The Brooklyn Arts Council’s new executive director is ready to put local artists in the spotlight.
“In this leadership role, I am eager to catalyze, nurture and spotlight Brooklyn’s already thriving creative ecosystem. Local artists have made Brooklyn a global cultural epicenter, but they still lack adequate support and recognition for their work in the borough,” said Rasu Jilani.
For over 50 years, the BAC has been the borough’s leading nonprofit organization supporting artists and cultural groups. On March 13, the BAC’s board of directors named Jilani as the organization’s new executive director.
“We are thrilled to have Rasu as our new leader,” said board chair Toni Yuille Williams. “His experience, commitment and passion for Brooklyn’s creative economy will help to build and support this burgeoning sector. We look forward to his fresh perspective and novel ideas that will transform BAC into a model 21st century council serving the many artists and creatives that live in this great borough.”
In his new role, Jilani will work to expand the BAC’s network of artists, arts organizations and programs. He will be poised to lead the council's vision of generating a self-sustaining creative community that fosters connectedness and engagement in society.
“Artists are the driving force behind our authentic and connected community, and we must prioritize their livelihoods and creative practice, rather than exploiting their culture for our benefit,” Jilani said. “Therefore, it is imperative that BAC remains aware of the ever-changing cultural landscape and actively contributes to its development by finding innovative ways to support and facilitate the circulation of culture.”
About Rasu Jilani
A native New Yorker of Caribbean heritage, Jilani brings more than 15 years of experience advocating for the Brooklyn cultural and creative community to the organization.
Most recently, he applied his skills as the Cultural Network Curator at Lambent Foundation, where he fostered collaboration among grant partners in New York City, New Orleans and Nairobi, Kenya.
“Rasu embodies the qualities we should all seek in our cultural leaders: radical vision, care for community, courage to pursue the uncomfortable and drive to reimagine our world. I have learned so much from Rasu over the years as a peer, colleague, and friend, and I look forward to collaboratively advancing our shared commitment to ensuring that support and resources for artists who dedicate their practice to community are limitless,” said executive director of the Laundromat Project, Ayesha Williams.

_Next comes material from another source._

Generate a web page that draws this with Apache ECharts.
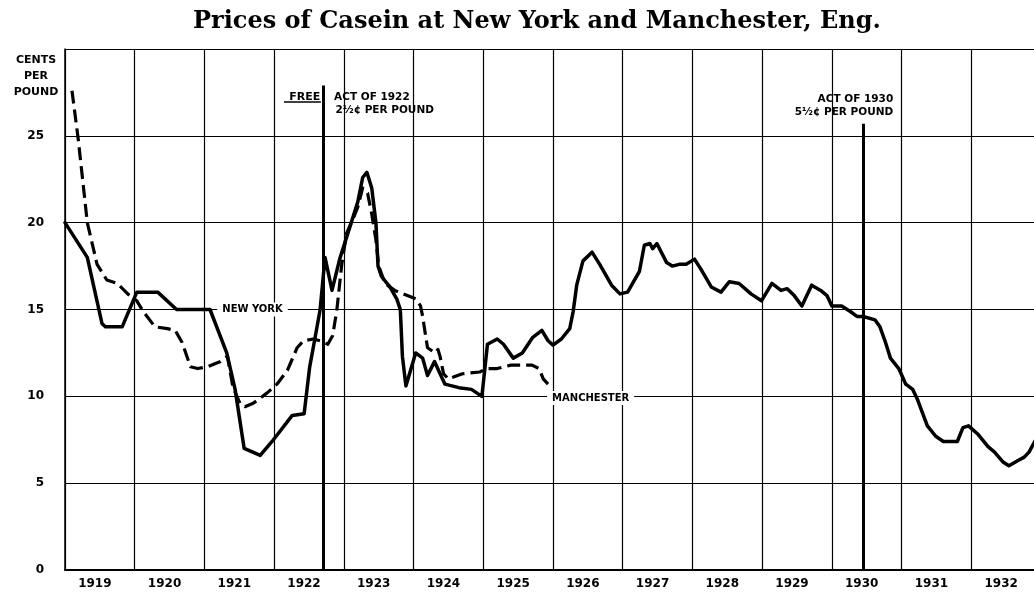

Prior to Lambent, Jilani served as director of recruitment and community engagement for the New Museum’s art and tech incubator, NEW Inc.
In this role, he built a professional network of artists into a cohesive workspace that reflects New York’s diverse and multi-faceted artists.
“He is an empathetic leader; a tender warrior whose magnetic wholesomeness is virtually impossible to match or rival; formed and molded with real experience, unwavering commitment, and boundless compassion for Brooklyn’s creative economy as dictated by the courageous and comprehensive lens through which he sees the world – especially the distinctive world of Brooklyn,” said Brooklyn-based artist Nathaniel Mary Quinn.